Para Anderson, a força das fantasias está justamente no fato delas serem as autoras das próprias tramas sem julgamentos ou consequências sociais. A insatisfação com a vida sexual que levam também é um motor que faz as mulheres irem tão longe.
Uma pesquisa realizada pela marca de bebidas de Anderson, a G Spot, mostrou que as mulheres têm mais facilidade em atingir o clímax sem o parceiro do que com eles. A justificativa é que elas conhecem melhor seu corpo, o que indica falta de comunicação entre o casal, além da pouca curiosidade por parte dos homens em desbravar o corpo feminino.
“Amo meu marido, de coração e alma. É o amor da minha vida? Provavelmente. É a melhor pessoa para acender a faísca da minha vagina? Não se sabe. Estou com 40 anos, minha vida sexual nunca foi grande coisa e, infelizmente, não é meu marido quem pode dar um jeito nisso”, diz a carta de uma mulher que só chega ao orgasmo pensando em seu cunhado.
Também chama a atenção a curiosidade em experimentar o sexo com outras mulheres, mesmo entre as que se declaram heterossexuais.

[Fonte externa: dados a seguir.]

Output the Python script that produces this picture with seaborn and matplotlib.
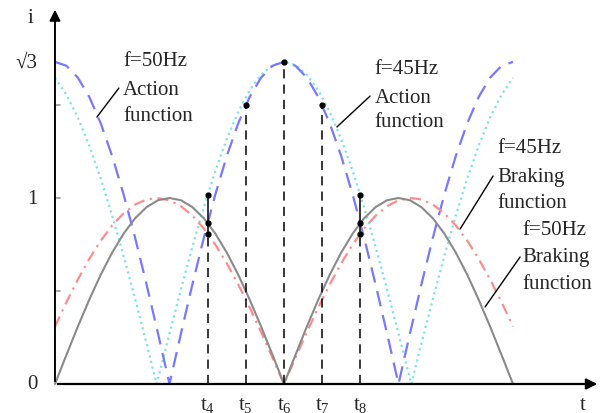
import matplotlib
matplotlib.use("Agg")
import matplotlib.pyplot as plt
import seaborn as sns
import pandas as pd

# ----- Data (time in ms, current in p.u.) ------------------------------------
t_50 = [0, 0.5, 1, 1.5, 2, 2.5, 3, 3.5, 4, 4.5, 5, 5.5, 6, 6.5, 7, 7.5, 8, 8.5, 9, 9.5, 10,
        10.5, 11, 11.5, 12, 12.5, 13, 13.5, 14, 14.5, 15, 15.5, 16, 16.5, 17, 17.5, 18, 18.5, 19, 19.5, 20]
action_50 = [1.732, 1.711, 1.647, 1.543, 1.401, 1.225, 1.018, 0.786, 0.535, 0.271, 0.0,
             0.271, 0.535, 0.786, 1.018, 1.225, 1.401, 1.543, 1.647, 1.711, 1.732,
             1.711, 1.647, 1.543, 1.401, 1.225, 1.018, 0.786, 0.535, 0.271, 0.0,
             0.271, 0.535, 0.786, 1.018, 1.225, 1.401, 1.543, 1.647, 1.711, 1.732]
braking_50 = [0.0, 0.156, 0.309, 0.454, 0.588, 0.707, 0.809, 0.891, 0.951, 0.988, 1.0,
              0.988, 0.951, 0.891, 0.809, 0.707, 0.588, 0.454, 0.309, 0.156, 0.0,
              0.156, 0.309, 0.454, 0.588, 0.707, 0.809, 0.891, 0.951, 0.988, 1.0,
              0.988, 0.951, 0.891, 0.809, 0.707, 0.588, 0.454, 0.309, 0.156, 0.0]

t_45 = [0, 0.5, 1, 1.5, 2, 2.5, 3, 3.5, 4, 4.44, 5, 5.5, 6, 6.5, 7, 7.5, 8, 8.5, 9, 9.5, 10,
        10.5, 11, 11.5, 12, 12.5, 13, 13.5, 14, 14.5, 15, 15.56, 16, 16.5, 17, 17.5, 18, 18.5, 19, 19.5, 20]
action_45 = [1.647, 1.555, 1.433, 1.281, 1.104, 0.905, 0.688, 0.457, 0.217, 0.0, 0.271,
             0.509, 0.737, 0.951, 1.145, 1.317, 1.462, 1.579, 1.663, 1.715, 1.732,
             1.715, 1.663, 1.579, 1.462, 1.317, 1.145, 0.951, 0.737, 0.509, 0.271,
             0.0, 0.217, 0.457, 0.688, 0.905, 1.104, 1.281, 1.433, 1.555, 1.647]
braking_45 = [0.309, 0.440, 0.562, 0.673, 0.771, 0.853, 0.918, 0.965, 0.992, 1.0, 0.988,
              0.956, 0.905, 0.836, 0.750, 0.649, 0.536, 0.412, 0.279, 0.141, 0.0,
              0.141, 0.279, 0.412, 0.536, 0.649, 0.750, 0.836, 0.905, 0.956, 0.988,
              1.0, 0.992, 0.965, 0.918, 0.853, 0.771, 0.673, 0.562, 0.440, 0.309]

# marked instants and the dots on each
mark_times  = [6.667, 8.333, 10.0, 11.667, 13.333]
mark_labels = ["4", "5", "6", "7", "8"]
mark_dots   = [[1.018, 0.866, 0.809], [1.5], [1.732], [1.5], [1.018, 0.866, 0.809]]

ytick_vals   = [0.5, 1.0, 1.5]
ylabel_vals  = [0.0, 1.0, 1.732]
ylabel_texts = ["0", "1", "\u221a3"]

# ----- Style ----------------------------------------------------------------
sns.set_style("white")
plt.rcParams["font.family"] = ["Liberation Serif", "DejaVu Serif"]
plt.rcParams["mathtext.fontset"] = "custom"
plt.rcParams["mathtext.rm"] = "Liberation Serif"

FS = 15

fig = plt.figure(figsize=(6.14, 4.14), dpi=100)
ax = fig.add_axes([0, 0, 1, 1])
ax.set_xlim(-2.40, 24.41)
ax.set_ylim(-0.156, 2.070)
ax.axis("off")

df50 = pd.DataFrame({"t": t_50, "action": action_50, "braking": braking_50})
df45 = pd.DataFrame({"t": t_45, "action": action_45, "braking": braking_45})

sns.lineplot(data=df45, x="t", y="action", ax=ax, color="#7fe3e3", lw=1.6,
             linestyle=(0, (1, 1.6)), sort=False)
sns.lineplot(data=df50, x="t", y="action", ax=ax, color="#7878ff", lw=1.6,
             linestyle=(0, (7, 4)), sort=False)
sns.lineplot(data=df45, x="t", y="braking", ax=ax, color="#ff8c8c", lw=1.6,
             linestyle=(0, (5, 2.5, 1, 2.5)), sort=False)
sns.lineplot(data=df50, x="t", y="braking", ax=ax, color="#8a8a8a", lw=1.5, sort=False)

# ----- Axes with arrows -------------------------------------------------------
ax.annotate("", xy=(23.8, 0), xytext=(0, 0),
            arrowprops=dict(arrowstyle="-|>", color="black", lw=1.6, mutation_scale=16))
ax.annotate("", xy=(0, 2.027), xytext=(0, 0),
            arrowprops=dict(arrowstyle="-|>", color="black", lw=1.4, mutation_scale=16))

for v in ytick_vals:
    ax.plot([0, 0.22], [v, v], color="#999999", lw=1.2)
for v, s in zip(ylabel_vals, ylabel_texts):
    ax.text(-0.75, v, s, fontsize=FS, ha="right", va="center")
ax.text(-1.09, 1.973, "i", fontsize=FS, ha="center", va="center")
ax.text(23.06, -0.108, "t", fontsize=FS, ha="center", va="center")

# ----- Marked instants ----------------------------------------------------------
for tm, lab, dots in zip(mark_times, mark_labels, mark_dots):
    ax.plot([tm, tm], [0, min(dots)], color="black", lw=1.1, linestyle=(0, (6, 4)))
    if len(dots) > 1:
        ax.plot([tm, tm], [min(dots), max(dots)], color="black", lw=1.1)
    ax.scatter([tm] * len(dots), dots, s=12, color="black", zorder=5)
    ax.text(tm, -0.108, r"$\mathregular{t_{%s}}$" % lab, fontsize=FS, ha="center", va="center")

# ----- Curve labels with leader lines -------------------------------------------
notes = [
    (["f=50Hz", "Action", "function"], 2.97, [1.737, 1.586, 1.446], (1.83, 1.435), (2.79, 1.591)),
    (["f=45Hz", "Action", "function"], 13.97, [1.694, 1.543, 1.409], (12.31, 1.382), (13.76, 1.548)),
    (["f=45Hz", "Braking", "function"], 19.30, [1.274, 1.118, 0.978], (17.69, 0.833), (19.13, 1.118)),
    (["f=50Hz", "Braking", "function"], 20.39, [0.833, 0.683, 0.538], (18.78, 0.414), (20.31, 0.683)),
]
for lines, x0, ys, p0, p1 in notes:
    for s, y in zip(lines, ys):
        ax.text(x0, y, s, fontsize=FS, ha="left", va="center")
    ax.plot([p0[0], p1[0]], [p0[1], p1[1]], color="black", lw=1.0)

fig.savefig("out.png", dpi=100)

Pode ser a terapeuta, a vizinha ou a melhor amiga.
“Casei com um homem antes de me permitir saber mais sobre a minha sexualidade (…) Sou grata por meu rico mundo interior, que me permite fantasiar sobre algo que talvez nunca tenha a chance de experimentar na vida real”, diz uma das cartas.
Se as cartas são variadas, há um tema recorrente em quase todas as fantasias: ser desejada. Embora pareça apenas narcisismo ou insegurança, as mulheres veem na devoção sexual do outro uma validação de sua beleza, sua inteligência e seu sex appeal.

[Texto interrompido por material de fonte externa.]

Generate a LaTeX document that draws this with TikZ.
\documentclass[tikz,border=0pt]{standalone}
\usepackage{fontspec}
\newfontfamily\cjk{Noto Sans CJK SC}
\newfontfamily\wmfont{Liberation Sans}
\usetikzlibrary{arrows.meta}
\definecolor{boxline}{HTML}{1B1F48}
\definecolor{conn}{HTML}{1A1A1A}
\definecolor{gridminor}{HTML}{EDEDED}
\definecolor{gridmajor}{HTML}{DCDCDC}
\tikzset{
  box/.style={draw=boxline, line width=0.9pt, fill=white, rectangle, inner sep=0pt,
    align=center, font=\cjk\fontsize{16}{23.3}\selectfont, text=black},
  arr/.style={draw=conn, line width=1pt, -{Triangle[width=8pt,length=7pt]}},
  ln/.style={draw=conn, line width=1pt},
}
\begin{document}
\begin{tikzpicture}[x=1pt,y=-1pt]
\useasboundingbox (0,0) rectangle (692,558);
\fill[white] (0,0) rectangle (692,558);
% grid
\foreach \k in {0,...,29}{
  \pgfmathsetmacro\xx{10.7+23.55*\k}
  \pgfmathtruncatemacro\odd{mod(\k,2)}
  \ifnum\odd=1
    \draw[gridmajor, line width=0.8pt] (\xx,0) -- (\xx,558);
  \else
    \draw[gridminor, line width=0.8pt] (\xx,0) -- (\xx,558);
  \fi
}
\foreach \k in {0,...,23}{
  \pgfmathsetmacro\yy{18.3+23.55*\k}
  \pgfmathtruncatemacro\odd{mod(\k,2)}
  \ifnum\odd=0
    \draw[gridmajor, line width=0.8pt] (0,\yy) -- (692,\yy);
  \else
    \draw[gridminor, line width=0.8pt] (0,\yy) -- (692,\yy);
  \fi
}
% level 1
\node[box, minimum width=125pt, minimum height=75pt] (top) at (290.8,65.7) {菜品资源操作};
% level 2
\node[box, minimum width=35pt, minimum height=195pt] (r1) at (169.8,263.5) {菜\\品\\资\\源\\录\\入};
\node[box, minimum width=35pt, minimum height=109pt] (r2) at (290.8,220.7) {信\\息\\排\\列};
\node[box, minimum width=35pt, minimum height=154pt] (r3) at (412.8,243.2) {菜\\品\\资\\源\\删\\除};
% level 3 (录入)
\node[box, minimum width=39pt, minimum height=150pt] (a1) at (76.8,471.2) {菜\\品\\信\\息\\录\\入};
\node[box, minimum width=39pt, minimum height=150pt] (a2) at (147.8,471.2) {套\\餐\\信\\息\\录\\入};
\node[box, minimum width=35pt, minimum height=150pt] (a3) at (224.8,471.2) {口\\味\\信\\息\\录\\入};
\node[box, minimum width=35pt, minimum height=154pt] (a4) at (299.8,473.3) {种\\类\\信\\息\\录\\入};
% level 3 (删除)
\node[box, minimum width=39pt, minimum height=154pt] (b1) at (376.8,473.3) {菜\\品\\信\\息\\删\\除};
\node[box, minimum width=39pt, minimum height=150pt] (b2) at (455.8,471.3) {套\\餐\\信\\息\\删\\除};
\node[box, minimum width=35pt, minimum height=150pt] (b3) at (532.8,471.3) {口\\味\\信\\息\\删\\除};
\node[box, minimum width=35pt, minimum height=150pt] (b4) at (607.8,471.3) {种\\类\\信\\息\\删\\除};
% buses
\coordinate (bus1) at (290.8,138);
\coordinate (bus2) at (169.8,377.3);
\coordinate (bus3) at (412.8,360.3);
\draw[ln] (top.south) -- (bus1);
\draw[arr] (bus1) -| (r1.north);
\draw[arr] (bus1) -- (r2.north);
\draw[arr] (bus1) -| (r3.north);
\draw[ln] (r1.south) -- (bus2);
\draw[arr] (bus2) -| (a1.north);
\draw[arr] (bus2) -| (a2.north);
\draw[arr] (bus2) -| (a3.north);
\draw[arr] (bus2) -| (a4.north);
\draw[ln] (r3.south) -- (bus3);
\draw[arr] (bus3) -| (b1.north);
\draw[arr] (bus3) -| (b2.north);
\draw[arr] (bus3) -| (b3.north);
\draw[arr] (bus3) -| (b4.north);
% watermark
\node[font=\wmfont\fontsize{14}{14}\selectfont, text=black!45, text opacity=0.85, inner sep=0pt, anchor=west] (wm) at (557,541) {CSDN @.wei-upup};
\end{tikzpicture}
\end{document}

Uma delas lembra que as mulheres são levadas a acreditar que os homens querem sexo o tempo todo. Não se fala que muitas vezes eles não querem transar porque estão deprimidos, cansados, inseguros. E se elas estão em um relacionamento sem sexo, acham que o problema está nelas.
Como diz outra das cartas, a essa altura da vida, ela imaginaria desejar algo muito mais espetacular. No fundo, quer apenas ser vista. Como bem entendeu Anderson, é uma necessidade simples, mas urgente.